Aortic valve disease (such as regurgitation or stenosis) affects over 100 million people globally, with half of them requiring implantation of a mechanical or biological aortic valve to replace the diseased valve. In 2007, there were about seventy to eighty thousand aortic valve implantation (AVI) procedures in the United States, and there is a steady growth trend. Traditionally, an AVI procedure is a complex open-heart surgical procedure. However, in recent years, the trans-catheter approach has rapidly emerged as a minimal invasive alternative for AVI procedures. In minimal invasive AVI procedures, a prosthetic valve is inserted into a patient's heart via a catheter. Intra-operative 2D X-ray imaging is used for monitoring the procedure and positioning the valve. Unfortunately, 2D X-ray projection images generally cannot distinguish soft tissue. To address this issue, image integration combining a high-resolution 3D aortic volume (which may be reconstructed from a preparatory, pre-operative imaging scan using one of the various imaging modalities, such as CT, MR, C-Arm CT, etc.) with the 2D fluoroscopic images has been developed (i.e., fluoroscopic overlay image guidance). The projection of the 3D aortic volume onto the frames of the fluoroscopy image sequence establishes a single image coordinate system and permits clearer visualization for navigating the catheter, positioning the valve and, otherwise, monitoring the procedure.

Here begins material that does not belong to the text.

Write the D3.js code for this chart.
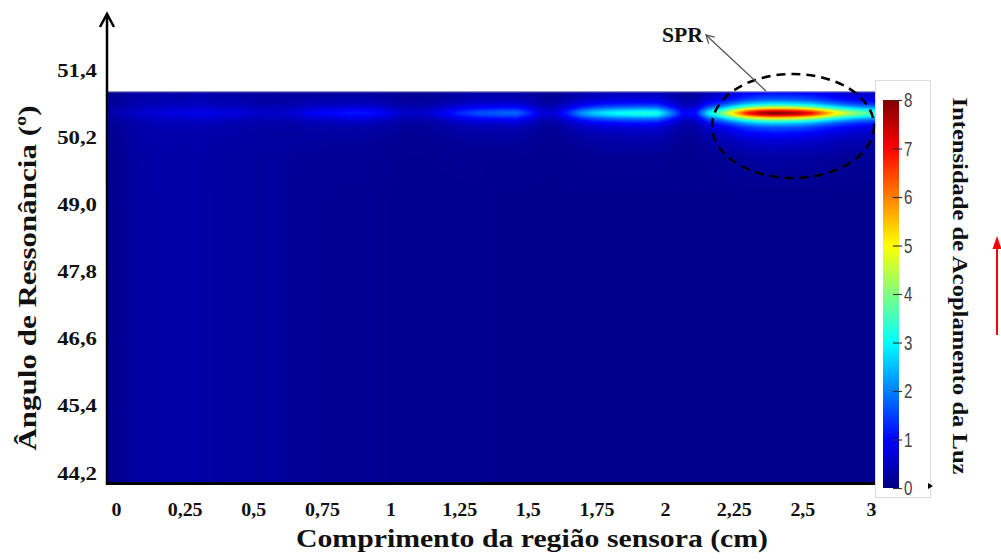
<!DOCTYPE html>
<html><head><meta charset="utf-8">
<script src="https://cdn.jsdelivr.net/npm/d3@7"></script>
<style>
body{margin:0;background:#fff}
svg{display:block}
.serif{font-family:"Liberation Serif","Times New Roman",serif;font-weight:bold;fill:#111}
</style>
</head><body>
<svg id="chart" width="1001" height="560"></svg>
<script>
// ---------------- DATA ----------------
// sensor length positions (cm) where the resonance band intensity was read
const positionsCm = [0,0.05,0.1,0.15,0.2,0.25,0.3,0.35,0.4,0.45,0.5,0.55,0.6,0.65,0.7,0.75,0.8,0.85,0.9,0.95,
  1,1.05,1.1,1.15,1.2,1.25,1.3,1.35,1.4,1.45,1.5,1.55,1.6,1.65,1.7,1.75,1.8,1.85,1.9,1.95,
  2,2.05,2.1,2.15,2.2,2.25,2.3,2.35,2.4,2.45,2.5,2.55,2.6,2.65,2.7,2.75,2.8,2.85,2.9,2.95,3];
// light coupling intensity at the resonance angle
const bandIntensity = [0.2,0.25,0.3,0.35,0.4,0.5,0.5,0.55,0.55,0.5,0.5,0.45,0.4,0.35,0.4,0.55,0.75,0.85,0.9,1.0,
  1.0,0.9,0.7,0.5,0.45,0.5,0.7,1.0,1.3,1.5,1.6,1.7,1.7,1.2,0.6,0.6,1.2,2.0,2.5,2.8,
  3.0,3.1,3.2,3.1,2.0,0.9,1.0,2.8,3.8,5.3,6.8,7.6,8.0,7.9,7.6,7.0,6.0,5.0,4.3,3.8,3.5];
// background coupling level away from resonance
const backgroundLevel = [0.12,0.15,0.25,0.28,0.3,0.3,0.28,0.3,0.28,0.25,0.25,0.22,0.2,0.22,0.2,0.18,0.18,0.16,0.15,0.15,
  0.15,0.14,0.13,0.12,0.12,0.12,0.12,0.12,0.12,0.12,0.1,0.1,0.1,0.1,0.1,0.1,0.1,0.1,0.1,0.1,
  0.1,0.1,0.1,0.1,0.1,0.1,0.1,0.1,0.1,0.1,0.1,0.1,0.1,0.1,0.1,0.1,0.1,0.1,0.1,0.1,0.1];
// resonance band: angular offset (deg) from the resonance angle and relative intensity
const profileOffsetDeg = [0,0.03,0.06,0.1,0.14,0.18,0.25,0.35,0.5,0.8,1.5];
const profileFactor    = [1,0.92,0.78,0.58,0.43,0.32,0.2,0.13,0.07,0.02,0];
const resonanceAngle = 50.63;
const angleExtent = [44.0, 51.02];
const lengthExtent = [0, 3];

const xTickLabels = ["0","0,25","0,5","0,75","1","1,25","1,5","1,75","2","2,25","2,5","3"];
const yTickValues = [44.2,45.4,46.6,47.8,49.0,50.2,51.4];
const colorbarTicks = [0,1,2,3,4,5,6,7,8];
const jetStops  = [0,1,3,5,7,8];
const jetColors = ["#000080","#0000ff","#00ffff","#ffff00","#ff0000","#800000"];

// ---------------- LAYOUT ----------------
const W = 1001, H = 560;
const plot = {left:107, right:875, top:91, bottom:484};
const svg = d3.select("#chart");
svg.append("rect").attr("width",W).attr("height",H).attr("fill","#fff");

const xScale = d3.scaleLinear().domain(lengthExtent).range([plot.left, plot.right]);
const yScale = d3.scaleLinear().domain([44.2, 51.4]).range([473, 70]);
const xLabelScale = d3.scalePoint().domain(xTickLabels).range([116, 871]);
const jet = d3.scaleLinear().domain(jetStops).range(jetColors).clamp(true);
const bandAt = d3.scaleLinear().domain(positionsCm).range(bandIntensity).clamp(true);
const baseAt = d3.scaleLinear().domain(positionsCm).range(backgroundLevel).clamp(true);
const profileAt = d3.scaleLinear().domain(profileOffsetDeg).range(profileFactor).clamp(true);

// ---------------- HEATMAP ----------------
const y0 = yScale(angleExtent[1]), y1 = yScale(angleExtent[0]);
const x0 = xScale(lengthExtent[0]), x1 = xScale(lengthExtent[1]);
const cw = Math.round(x1 - x0), ch = Math.round(y1 - y0);
const canvas = document.createElement("canvas");
canvas.width = cw; canvas.height = ch;
const ctx = canvas.getContext("2d");
const img = ctx.createImageData(cw, ch);
for (let r = 0; r < ch; r++) {
  const ang = yScale.invert(y0 + r + 0.5);
  const f = profileAt(Math.abs(ang - resonanceAngle));
  for (let c = 0; c < cw; c++) {
    const xv = xScale.invert(x0 + c + 0.5);
    const v = baseAt(xv) + bandAt(xv) * f;
    const col = d3.rgb(jet(v));
    const i = (r * cw + c) * 4;
    img.data[i] = col.r; img.data[i+1] = col.g; img.data[i+2] = col.b; img.data[i+3] = 255;
  }
}
ctx.putImageData(img, 0, 0);

// colorbar frame (behind)
svg.append("rect").attr("x",875.5).attr("y",80.5).attr("width",55).attr("height",417)
  .attr("fill","#fff").attr("stroke","#dcdcdc").attr("stroke-width",1);

svg.append("image").attr("x",x0).attr("y",y0).attr("width",cw).attr("height",ch)
  .attr("preserveAspectRatio","none").attr("href", canvas.toDataURL());
svg.append("line").attr("x1",x0).attr("x2",x1).attr("y1",y0+0.5).attr("y2",y0+0.5)
  .attr("stroke","#b0b0cc").attr("stroke-width",1);

// ---------------- AXES ----------------
const locale = d3.formatLocale({decimal:",", thousands:".", grouping:[3], currency:["",""]});
const fmt = locale.format(".1f");

const yAxis = svg.append("g").attr("class","serif").attr("transform",`translate(${plot.left},0)`)
  .call(d3.axisLeft(yScale).tickValues(yTickValues).tickSize(0).tickPadding(10).tickFormat(fmt));
yAxis.select(".domain").remove();
const sy = 1.2;
yAxis.selectAll("text").attr("font-size",19).attr("font-family","Liberation Serif, serif")
  .attr("font-weight","bold").attr("fill","#111")
  .attr("x", -10/sy).attr("transform",`scale(${sy},1)`);

const xAxis = svg.append("g").attr("transform",`translate(0,${plot.bottom})`)
  .call(d3.axisBottom(xLabelScale).tickSize(0).tickPadding(18.5));
xAxis.select(".domain").remove();
xAxis.selectAll("text").attr("font-size",19).attr("font-family","Liberation Serif, serif")
  .attr("font-weight","bold").attr("fill","#111").attr("transform","scale(1.05,1)");

// axis lines
svg.append("line").attr("x1",plot.left-1).attr("x2",plot.right).attr("y1",plot.bottom-0.5).attr("y2",plot.bottom-0.5)
  .attr("stroke","#000").attr("stroke-width",3);
svg.append("line").attr("x1",plot.left).attr("x2",plot.left).attr("y1",plot.bottom+1).attr("y2",15)
  .attr("stroke","#000").attr("stroke-width",2.5);
svg.append("path").attr("d",`M${plot.left-7},27L${plot.left},14L${plot.left+7},27`)
  .attr("fill","none").attr("stroke","#000").attr("stroke-width",2.5);

// titles
svg.append("text").attr("class","serif").attr("x",532).attr("y",547).attr("text-anchor","middle")
  .attr("font-size",26).attr("textLength",472).attr("lengthAdjust","spacingAndGlyphs")
  .text("Comprimento da região sensora (cm)");
svg.append("text").attr("class","serif").attr("transform","translate(36,278) rotate(-90)")
  .attr("text-anchor","middle").attr("font-size",26).attr("textLength",345).attr("lengthAdjust","spacingAndGlyphs")
  .text("Ângulo de Ressonância (º)");
svg.append("text").attr("class","serif").attr("transform","translate(953,286) rotate(90)")
  .attr("text-anchor","middle").attr("font-size",22).attr("textLength",377).attr("lengthAdjust","spacingAndGlyphs")
  .text("Intensidade de Acoplamento da Luz");

// ---------------- COLORBAR ----------------
const cScale = d3.scaleLinear().domain([0,8]).range([488,100]);
const grad = svg.append("defs").append("linearGradient").attr("id","jet")
  .attr("x1",0).attr("y1",1).attr("x2",0).attr("y2",0);
grad.selectAll("stop").data(jetStops).join("stop")
  .attr("offset",d => d/8).attr("stop-color",(d,i) => jetColors[i]);
svg.append("rect").attr("x",883).attr("y",cScale(8)).attr("width",16).attr("height",cScale(0)-cScale(8))
  .attr("fill","url(#jet)");
const cAxis = svg.append("g").attr("transform","translate(893,0)")
  .call(d3.axisRight(cScale).tickValues(colorbarTicks).tickSize(9).tickPadding(2).tickFormat(d3.format("d")));
cAxis.select(".domain").remove();
cAxis.selectAll("line").attr("stroke","#333").attr("stroke-width",1.2);
const sc = 0.72;
cAxis.selectAll("text").attr("font-size",21).attr("font-family","Liberation Sans, Arial, sans-serif")
  .attr("fill","#444").attr("x",11/sc).attr("transform",`scale(${sc},1)`);
svg.append("path").attr("d","M928,483L933,486L928,489Z").attr("fill","#000");

// ---------------- ANNOTATIONS ----------------
svg.append("ellipse").attr("cx",793).attr("cy",126).attr("rx",81).attr("ry",52)
  .attr("fill","none").attr("stroke","#000").attr("stroke-width",2.5).attr("stroke-dasharray","9,6");
const a0 = [766,91], a1 = [706,35];
svg.append("line").attr("x1",a0[0]).attr("y1",a0[1]).attr("x2",a1[0]).attr("y2",a1[1])
  .attr("stroke","#555").attr("stroke-width",1.3);
{
  const ang = Math.atan2(a1[1]-a0[1], a1[0]-a0[0]);
  const L = 9, s = Math.PI/6;
  const p1 = [a1[0]-L*Math.cos(ang-s), a1[1]-L*Math.sin(ang-s)];
  const p2 = [a1[0]-L*Math.cos(ang+s), a1[1]-L*Math.sin(ang+s)];
  svg.append("path").attr("d",`M${p1}L${a1}L${p2}`).attr("fill","none").attr("stroke","#555").attr("stroke-width",1.3);
}
svg.append("text").attr("class","serif").attr("x",662).attr("y",42).attr("font-size",21)
  .attr("textLength",41).attr("lengthAdjust","spacingAndGlyphs").text("SPR");

// red arrow at right edge
svg.append("line").attr("x1",997).attr("x2",997).attr("y1",335).attr("y2",246)
  .attr("stroke","#ff0000").attr("stroke-width",2);
svg.append("path").attr("d","M997,236L992.5,249L1001.5,249Z").attr("fill","#ff0000");
</script>
</body></html>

The 3D aortic volume used for the overlay is acquired either at a given cardiac and respiratory phase or during fast pacing. Consequently, the current fluoroscopic overlay techniques are usually static. In other words, the techniques do not follow the heart while the heart beats and moves through the breathing cycle. This results in apparent displacements of the static aortic volume due to cardiac motions (movement of the heart due to the cardiac cycle) and respiratory motions (respiratory-induced movement of the heart). Cardiac motion could be compensated at least partly using ECG gating, which are techniques in which image acquisition is triggered by a start pulse derived from an ECG taken from the patient during imaging.
However, breathing motion is less periodic than cardiac motion and needs to be explicitly compensated to provide for more accurate navigation. To accomplish this, a fluoroscopic overlay technique needs to generate a dynamic overlay. Motion-compensated navigation for coronary intervention was suggested in an article by Holger Timinger, Sascha Krueger, Klaus Dietmayer And Joern Borgert, entitled, “Motion Compensated Coronary Interventional Navigation by Means of Diaphram Tracking and Elastic Motion Models”, Physics in Medicine and Biology 2005, pp 491-503, Vol. 50 (No. 3). However, the proposed method is based on a magnetic tracking system for device localization using specialized catheters and, therefore, is more expensive compared to image-based localization. Image-based device localization for breathing motion compensation during hepatic artery catheterization and electrophysiology was shown in two recent articles (one article is by Selen Atasoya, Martin Grohera, Darko Zikica, Ben Glockera, Tobias Waggershauserb (MD), Marcus Pfisterc and Nassir Navaba, entitled, “Real-time Respiratory Motion Tracking: Roadmap Correction for Hepatic Artery Catheterizations”, Proceedings of Society of Photo-Optical Instrumentation Engineers (SPIE) Medical Imaging 2008, p. 691815, Vol. 6918, San Diego, Calif. USA and the other article is by Alexander Brost, Rui Liao, Joachim Hornegger and Norbert Strobel, entitled, “3-D Respiratory Motion Compensation during EP Procedures by Image-Based 3-D Lasso Catheter Model Generation and Tracking”, Medical Image Computing and Computer-Assisted Intervention—MICCAI 2009, Lecture Notes in Computer Science, September 2009, pp. 394-401, Vol. 5761).
There is a need for image-based localization for both cardiac and respiratory motion compensation during minimal invasive AVI procedures. There is also a need for such techniques that do not utilize specialized catheters and control systems.